Vegetarian Festival (เทศกาลกินเจ) is held on the first day of the 9th lunar month (usually October). Phuket islanders of Chinese ancestry commit themselves to a 9-day vegetarian diet, a form of purification believed to help make the forthcoming year “trouble-free”. The festival is marked by several ascetic displays, including fire-walking and ascending sharp-bladed ladders.
Phuket King’s Cup Regatta (งานแข่งเรือใบชิงถ้วยพระราชทาน) is held in December. The Kata Beach Resort hosts international yachtsmen, largely from neighbouring countries who compete in the Kata Beach area for royal trophies.

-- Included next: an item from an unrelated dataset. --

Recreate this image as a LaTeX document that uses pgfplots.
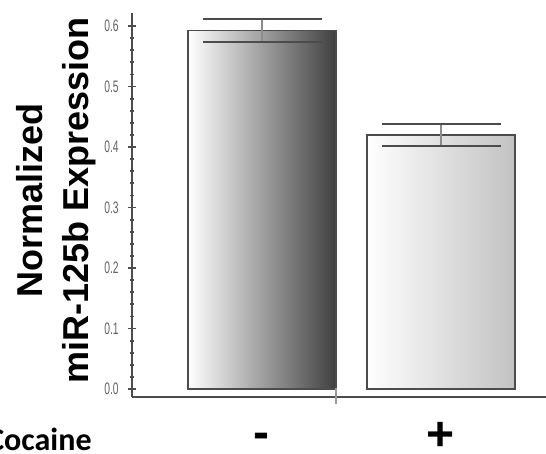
\documentclass[border=0pt]{standalone}
\usepackage{pgfplots}
\pgfplotsset{compat=1.18}
\usepackage{fontspec}
\setmainfont{Liberation Sans}
\newfontfamily\tickfont[FakeStretch=0.62]{Liberation Sans}
\newfontfamily\carlito{Carlito}
\begin{document}
\begin{tikzpicture}
\begin{axis}[
  x=0.5pt, y=302.5pt,
  xmin=132, xmax=546, ymin=-0.0132, ymax=0.6215,
  axis lines=left,
  axis line style={-, draw=black!70, line width=0.9pt},
  ytick={0,0.1,0.2,0.3,0.4,0.5,0.6},
  minor y tick num=4,
  ytick align=center,
  major tick length=4pt, minor tick length=2pt,
  tick style={draw=black!70, line width=0.9pt},
  xtick=\empty,
  /pgf/number format/assume math mode=true,
  yticklabel={\pgfmathprintnumber[fixed,fixed zerofill,precision=1]{\tick}},
  yticklabel style={font=\tickfont\fontsize{8.3}{9}\selectfont, text=black!62, anchor=east, inner sep=0pt, xshift=-4.5pt},
  clip=false,
]
\addplot[ybar, bar width=148, bar shift=0pt, draw=black!70, line width=0.7pt, left color=white, right color=black!75] coordinates {(262,0.593)};
\addplot[ybar, bar width=148, bar shift=0pt, draw=black!70, line width=0.7pt, left color=white, right color=black!24] coordinates {(441,0.420)};
\addplot[draw=none, mark=none, error bars/.cd, y dir=both, y explicit, error mark=|,
  error bar style={draw=black!45, line width=0.7pt},
  error mark options={draw=black!70, line width=1pt, mark size=29.75pt}]
  coordinates {(262,0.593) +- (0,0.019) (441,0.420) +- (0,0.018)};
\draw[black!40, line width=0.7pt] (axis cs:336,0.0017) -- (axis cs:336,-0.0248);
\node[font=\bfseries\fontsize{24}{24}\selectfont, inner sep=0pt] at (axis cs:261,-0.086) {-};
\node[font=\bfseries\fontsize{24}{24}\selectfont, inner sep=0pt] at (axis cs:441,-0.079) {+};
\node[font=\carlito\bfseries\fontsize{16}{16}\selectfont, anchor=base east, inner sep=0pt] at (axis cs:92,-0.1008) {Cocaine};
\node[font=\bfseries\fontsize{18}{23}\selectfont, align=center, rotate=90] at (axis cs:56,0.312) {Normalized\\miR-125b Expression};
\coordinate (BL) at (axis cs:0,-0.1058);
\coordinate (TR) at (axis cs:546,0.643);
\end{axis}
\pgfresetboundingbox
\path[use as bounding box] (BL) rectangle (TR);
\end{tikzpicture}
\end{document}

Laguna Phuket Triathlon (ลากูน่าภูเก็ตไตรกีฬา) is held in each December. The triathlon (a 1,800 – metre swim, a 5.5 -kilometre bike race and a 12-kilometre run and a 6 –kilometre fun run) attracts many athletes from all over the world.
Phuket Travel Fair (เทศกาลเปิดฤดูการท่องเที่ยวจังหวัดภูเก็ต), starting from November 1, is usually called the Patong Carnival, from the place where celebrations occur. Colourful parades, sports events, and a beauty competition for foreign tourists are major activities.
Chao Le (Sea Gypsy) Boat Floating Festival (งานประเพณีลอยเรือชาวเล) falls during the middle of the sixth and eleventh lunar months yearly. The sea gypsy villages at Rawai and Sapam hold their ceremonies on the 13th; Ko Si-re celebrates on the 14th; and Laem La (east of the bridge on Phuket’s northern tip) on the 15th. Ceremonies, which centre around the setting adrift of small boats similar to the Thai festival of Loi Krathong, are held at night and their purpose is to drive away evil and bring good luck.